Cinder.jpg Cinder by Marissa Meyer

Publication Date: January 3, 2012
Read Date: January 11, 2017

Series: The Lunar Chronicles
Book #1

Amazon, Goodreads

Forgive me for bringing up Heartless again, but after reading that, I felt the need to devour everything Marissa Meyer has ever written. It was my personal goal to finish this book in one sitting, and that I did. I don’t regret one single minute. I loved this whole concept, fairy tale story meets The Terminator meets Star Wars. Inititally, when I first heard about the series, it didn’t sound too great to me. Sci-fi isn’t the easiest genre to get into, but this was perfect.

Cinder is a cyborg. What’s crazy is the struggle to fit in with a society that looks down on them while being perfectly fine with using the technology for their own benefit. Cyborgs just happen to have that technology inside of them as well as in the products they use. I would think that being a cyborg would make you cooler than your peers. Don’t feel like bringing a purse? I’ll just throw my lip gloss in my calf for when I need a touch up. Where did I leave that screwdriver? Oh, that’s OK, I have a spare in my palm. On top of all that usefulness, her user interface connected to her brain can show her news feeds, comms (text messages), and it can tell when someone is lying. She doesn’t even need to wear the Samsung VR for that. Yet this whole package of awesomeness is considered inferior.

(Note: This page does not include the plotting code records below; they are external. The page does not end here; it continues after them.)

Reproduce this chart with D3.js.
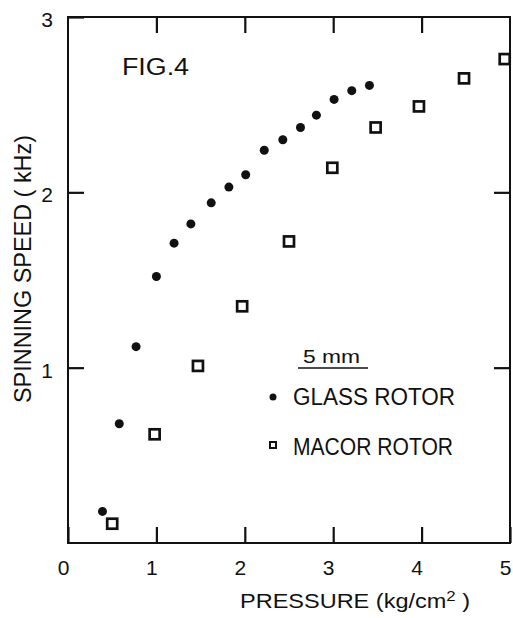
<!DOCTYPE html>
<html>
<head>
<meta charset="utf-8">
<script src="https://cdn.jsdelivr.net/npm/d3@7"></script>
<style>
  body { margin: 0; background: #fff; }
  svg text { font-family: "Liberation Sans", "DejaVu Sans", sans-serif; fill: #111; }
</style>
</head>
<body>
<script>
// values
var glassPressure = [0.39, 0.58, 0.77, 1.00, 1.20, 1.39, 1.62, 1.82, 2.01, 2.22, 2.43, 2.63, 2.81, 3.01, 3.21, 3.41];
var glassSpeed    = [0.18, 0.68, 1.12, 1.52, 1.71, 1.82, 1.94, 2.03, 2.10, 2.24, 2.30, 2.37, 2.44, 2.53, 2.58, 2.61];
var macorPressure = [0.50, 0.98, 1.47, 1.97, 2.50, 2.99, 3.48, 3.97, 4.48, 4.94];
var macorSpeed    = [0.11, 0.62, 1.01, 1.35, 1.72, 2.14, 2.37, 2.49, 2.65, 2.76];
var xTicks = [0, 1, 2, 3, 4, 5];
var yTicks = [1, 2, 3];

var width = 513, height = 618;
var plotLeft = 68, plotRight = 510, plotTop = 17, plotBottom = 543;
var tickLen = 16;

var svg = d3.select("body").append("svg")
    .attr("width", width)
    .attr("height", height);

var x = d3.scaleLinear().domain([0, 5]).range([plotLeft, plotRight]);
var y = d3.scaleLinear().domain([0, 3]).range([plotBottom, plotTop]);

// bottom axis: labels and inward ticks
var gx = svg.append("g")
    .attr("transform", "translate(0," + plotBottom + ")")
    .call(d3.axisBottom(x).tickValues(xTicks).tickFormat(d3.format("d"))
      .tickSizeInner(-tickLen).tickSizeOuter(0).tickPadding(17));
gx.selectAll("text").attr("dx", -5).style("font-size", "21px");

// top ticks
svg.append("g")
    .attr("transform", "translate(0," + plotTop + ")")
    .call(d3.axisTop(x).tickValues([1, 2, 3, 4]).tickFormat("")
      .tickSizeInner(-tickLen).tickSizeOuter(0));

// left axis: labels and inward ticks
var gy = svg.append("g")
    .attr("transform", "translate(" + plotLeft + ",0)")
    .call(d3.axisLeft(y).tickValues(yTicks).tickFormat(d3.format("d"))
      .tickSizeInner(-tickLen).tickSizeOuter(0).tickPadding(15));
gy.selectAll("text").attr("dy", "0.45em").style("font-size", "21px");

// right ticks
svg.append("g")
    .attr("transform", "translate(" + plotRight + ",0)")
    .call(d3.axisRight(y).tickValues([1, 2]).tickFormat("")
      .tickSizeInner(-tickLen).tickSizeOuter(0));

svg.selectAll(".domain").remove();
svg.selectAll(".tick line")
    .style("stroke", "#111")
    .style("stroke-width", "2.2px");

// frame
svg.append("path")
    .attr("d", "M" + plotLeft + "," + plotTop + "H" + plotRight + "V" + plotBottom + "H" + plotLeft + "Z")
    .style("fill", "none").style("stroke", "#111").style("stroke-width", "2px");

// glass rotor
svg.selectAll(".glass")
    .data(glassPressure)
    .enter().append("circle")
    .attr("class", "glass")
    .attr("cx", function(d) { return x(d); })
    .attr("cy", function(d, i) { return y(glassSpeed[i]); })
    .attr("r", 4.5)
    .attr("fill", "#111");

// macor rotor
svg.selectAll(".macor")
    .data(macorPressure)
    .enter().append("rect")
    .attr("class", "macor")
    .attr("x", function(d) { return x(d) - 5; })
    .attr("y", function(d, i) { return y(macorSpeed[i]) - 5; })
    .attr("width", 10).attr("height", 10)
    .attr("fill", "none")
    .attr("stroke", "#111")
    .attr("stroke-width", 2.7);

// titles
svg.append("text")
    .attr("x", 240).attr("y", 608)
    .attr("textLength", 230).attr("lengthAdjust", "spacingAndGlyphs")
    .style("font-size", "21px")
    .html("PRESSURE (kg/cm<tspan dy='-7' style='font-size:15px'>2</tspan><tspan dy='7'> )</tspan>");

svg.append("text")
    .attr("transform", "translate(31,403) rotate(-90)")
    .attr("textLength", 268).attr("lengthAdjust", "spacingAndGlyphs")
    .style("font-size", "24px")
    .text("SPINNING SPEED ( kHz)");

svg.append("text")
    .attr("x", 122).attr("y", 75)
    .attr("textLength", 67).attr("lengthAdjust", "spacingAndGlyphs")
    .style("font-size", "23px")
    .text("FIG.4");

// legend
svg.append("text")
    .attr("x", 303).attr("y", 363)
    .attr("textLength", 57).attr("lengthAdjust", "spacingAndGlyphs")
    .style("font-size", "18px")
    .text("5 mm");
svg.append("line")
    .attr("x1", 298).attr("x2", 368).attr("y1", 368).attr("y2", 368)
    .attr("stroke", "#111").attr("stroke-width", 1.5);

svg.append("circle")
    .attr("cx", 273).attr("cy", 397).attr("r", 3.5).attr("fill", "#111");
svg.append("text")
    .attr("x", 293).attr("y", 405)
    .attr("textLength", 162).attr("lengthAdjust", "spacingAndGlyphs")
    .style("font-size", "23px")
    .text("GLASS  ROTOR");

svg.append("rect")
    .attr("x", 270).attr("y", 442).attr("width", 6).attr("height", 6)
    .attr("fill", "none").attr("stroke", "#111").attr("stroke-width", 2);
svg.append("text")
    .attr("x", 293).attr("y", 455)
    .attr("textLength", 160).attr("lengthAdjust", "spacingAndGlyphs")
    .style("font-size", "23px")
    .text("MACOR ROTOR");
</script>
</body>
</html>
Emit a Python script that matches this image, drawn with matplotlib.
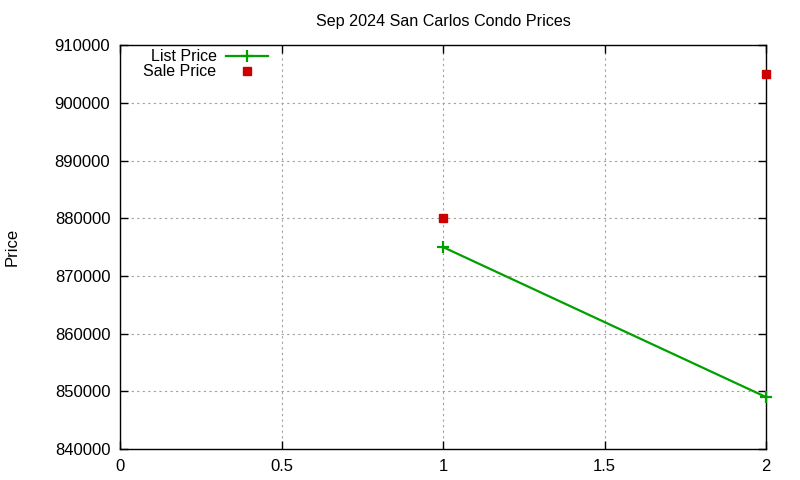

These people need a reality check. These robot parts have either saved humans’ lives or are making their lives easier (no more amputees), it doesn’t make them less human (just more robot/awesome).

“I think I have some oil in my calf if you’d like me to fix that wheel.” So thoughtful.

Cinder’s wit was right on point with the sense of humor I adore.

“I don’t actually remember anything from before the surgery.”
…”The cybernetic operation?”
“No, the sex change.”

“Speaking of eye surgery, do you realize you’re missing tear ducts?”
“What? Really? And I thought I was just emotionally withdrawn.”

Prince Kai was definitely adorable to me. I was excited whenever he showed up because I adored how assertive he is. Like when trying to get Cinder to go to the ball with him:

“Maybe you would change your mind? Because I am, you know.”
“The prince.”
“Not bragging,” he said quickly. “Just a fact.”

Swoon.

A complaint I had read prior to reading this was the lack of world building in a place that sounds absolutely fantastic. I can see that point of view. Marissa Meyer has actually grown in her writing skills because the world building in Heartless, her most recent novel, is superb (here I am, bringing up that novel again). Regardless, this book is clearly a series, it looks like the world will continue to be built amongst the books, which is nice because I am not a fan of information dumping. I can only handle so much before I need to go back and reread whatever the heck I just read.

This is an awesome spin on a fairy tale with a heroine who is very self-sufficient and is growing to become bad ass. There’s nothing like a heroine who decides to save the man, instead of being the damsel in distress. You go, girl.